> [What is expected]: Say how many lines contain "this"; the answer is the number alone.

════════════════════

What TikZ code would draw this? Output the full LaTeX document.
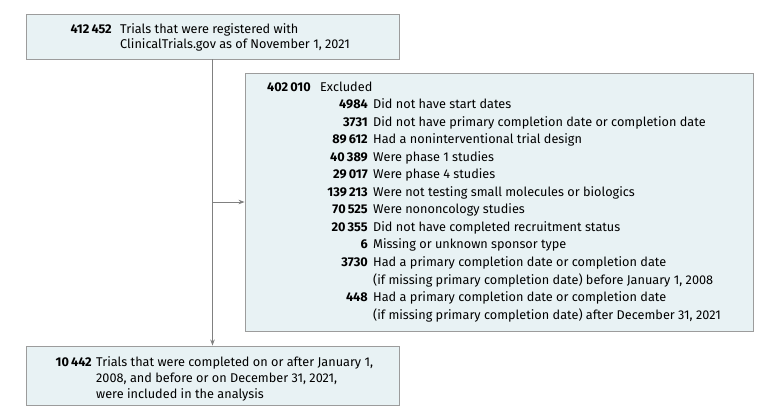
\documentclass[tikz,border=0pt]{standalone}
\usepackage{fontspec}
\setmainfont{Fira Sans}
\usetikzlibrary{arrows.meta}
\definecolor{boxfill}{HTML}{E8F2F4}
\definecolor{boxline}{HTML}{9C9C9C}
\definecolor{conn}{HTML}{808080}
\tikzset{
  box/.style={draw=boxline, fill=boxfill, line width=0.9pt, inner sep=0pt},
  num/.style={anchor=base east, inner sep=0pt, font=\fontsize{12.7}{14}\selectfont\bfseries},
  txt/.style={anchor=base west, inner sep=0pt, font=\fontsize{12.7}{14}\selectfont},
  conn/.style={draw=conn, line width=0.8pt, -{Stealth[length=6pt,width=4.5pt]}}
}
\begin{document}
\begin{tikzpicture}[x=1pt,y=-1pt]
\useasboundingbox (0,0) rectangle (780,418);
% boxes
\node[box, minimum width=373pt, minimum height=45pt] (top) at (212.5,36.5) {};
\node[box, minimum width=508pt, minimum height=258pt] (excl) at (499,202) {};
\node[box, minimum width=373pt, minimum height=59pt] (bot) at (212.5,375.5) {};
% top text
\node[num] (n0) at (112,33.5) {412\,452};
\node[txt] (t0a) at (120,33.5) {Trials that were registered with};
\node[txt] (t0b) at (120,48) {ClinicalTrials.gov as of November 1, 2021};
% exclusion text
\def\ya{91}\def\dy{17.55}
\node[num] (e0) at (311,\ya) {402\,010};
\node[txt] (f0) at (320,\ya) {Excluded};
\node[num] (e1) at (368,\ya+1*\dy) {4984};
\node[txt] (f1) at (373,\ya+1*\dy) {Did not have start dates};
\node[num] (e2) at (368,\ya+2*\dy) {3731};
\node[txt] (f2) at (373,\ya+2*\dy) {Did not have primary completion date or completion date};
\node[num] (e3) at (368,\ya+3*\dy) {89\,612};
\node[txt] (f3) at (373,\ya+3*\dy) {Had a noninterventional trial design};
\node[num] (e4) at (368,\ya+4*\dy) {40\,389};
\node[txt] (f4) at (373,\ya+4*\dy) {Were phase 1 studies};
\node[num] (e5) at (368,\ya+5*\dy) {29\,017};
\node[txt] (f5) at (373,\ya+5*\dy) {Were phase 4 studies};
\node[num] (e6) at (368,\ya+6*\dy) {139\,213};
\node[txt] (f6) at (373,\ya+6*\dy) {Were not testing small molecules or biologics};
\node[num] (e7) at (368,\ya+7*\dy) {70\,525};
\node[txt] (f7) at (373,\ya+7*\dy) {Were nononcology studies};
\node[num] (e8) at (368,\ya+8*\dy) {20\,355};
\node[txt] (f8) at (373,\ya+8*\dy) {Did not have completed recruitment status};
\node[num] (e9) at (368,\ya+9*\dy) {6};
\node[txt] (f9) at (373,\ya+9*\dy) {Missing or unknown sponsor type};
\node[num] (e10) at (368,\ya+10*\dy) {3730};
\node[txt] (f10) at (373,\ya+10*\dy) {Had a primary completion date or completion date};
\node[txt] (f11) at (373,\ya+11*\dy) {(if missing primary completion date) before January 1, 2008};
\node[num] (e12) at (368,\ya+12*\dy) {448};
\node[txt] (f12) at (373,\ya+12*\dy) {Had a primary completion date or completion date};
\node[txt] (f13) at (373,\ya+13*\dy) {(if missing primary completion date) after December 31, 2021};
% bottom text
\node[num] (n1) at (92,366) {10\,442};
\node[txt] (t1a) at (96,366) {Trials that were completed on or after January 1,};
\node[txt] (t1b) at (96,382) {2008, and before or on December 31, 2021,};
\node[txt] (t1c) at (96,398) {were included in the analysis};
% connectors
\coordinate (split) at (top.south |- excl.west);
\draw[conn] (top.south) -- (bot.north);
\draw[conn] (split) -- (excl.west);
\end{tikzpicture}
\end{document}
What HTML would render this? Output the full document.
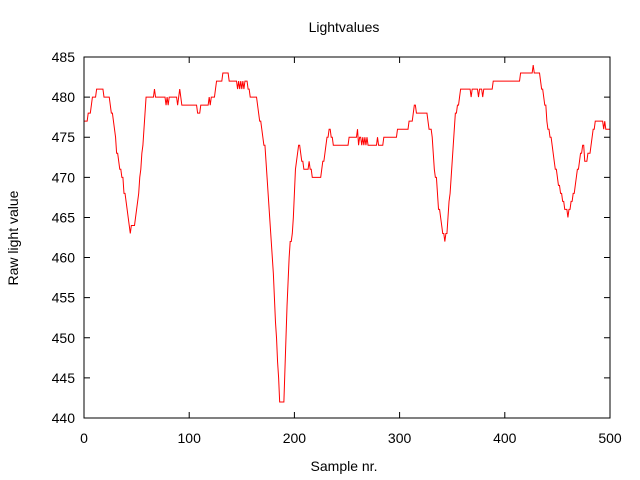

════════════════════

> [Right answer]: 2